If this is so basic, why isn’t so in India? It is as amply demonstrated in the Hindi dialog below between three unemployed young men from a Youtube movie about a maalishwali or masseuse:

  • guy 2 – “let us take her together, (with vivid directional description about how)”
  • guy 3 – “if we don’t find her, we will have to use the handcart route”
  • leader guy 1 – “stop jinxing, if we don’t find her, I will “take” you”
  • guy 2 – “forget him, too hairy at the back”
  • guy 1 – “who cares,  I just want to get empty …”

Sorry, this is as sanitized a translation we could use without missing the equivalent description of Dr. Walsh’s “pipe-cleaning” demands of male sexuality.

This brings us to our real fear about India. The focus on rapes of women has made Indian police and politicians less tolerant of sexual assaults on women. So what will the roving bands of unemployed aggressive young men do for “pipe-cleaning”? Will they move to raping young boys or younger men just to get empty or will they continue to look for women that are alone or vulnerable?

This is an issue that Indian social scientists, policymakers and police need to focus on.

6. Why the silence from New York Times, Ford Foundation & Human Rights Watch?

The entire phalanx of American newspapers, American NGOs and their paid Indian activists have zero interest in this issue, an issue that may be even more abusive than violence against women. We understand that Indian activists may be only interested in topics that fit the agenda of their American funding sponsors.

But what about the American bureaus of New York Times, Washington Post, Reuters and other US newspapers. Why can’t they follow the example of Bloomberg reporters who took pains to research their story and then broke it?  
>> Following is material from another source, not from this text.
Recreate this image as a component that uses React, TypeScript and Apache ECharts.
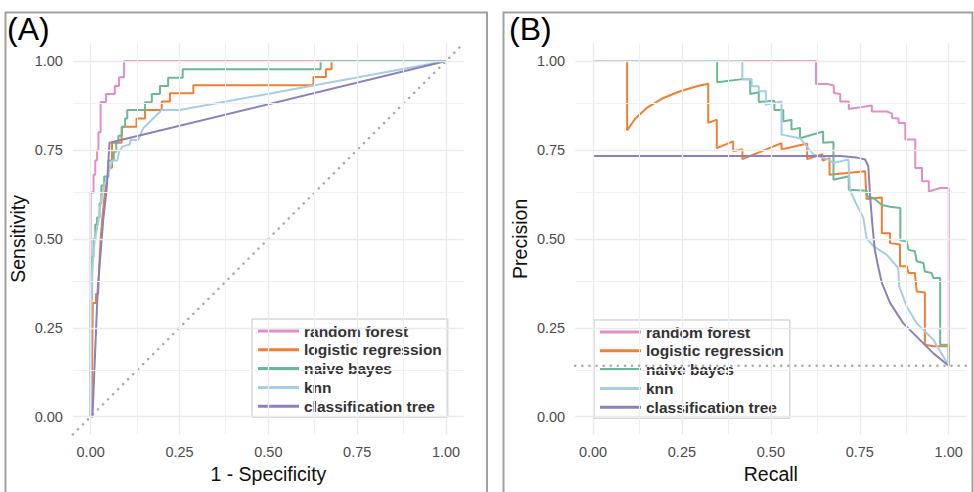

And what about New York based Human Rights Watch and their funding sponsor, Ford Foundation? Will they realize that rape, whether of women, girls or boys, may be an issue of basic male sexuality and as such needs remedies that are rooted in “basic plumbing” rather than elaborate, contrived efforts that may actually worsen the problem.

And will Ford Foundation, Human Rights Watch, New York Times, Reuters, Washington Post ever accept that rape of women, girls & boys is not a cultural or religious issue? The answer, in our opinion, is they will NOT. Because we think their central agenda is in fact cultural & religious change rather than social change or betterment of society.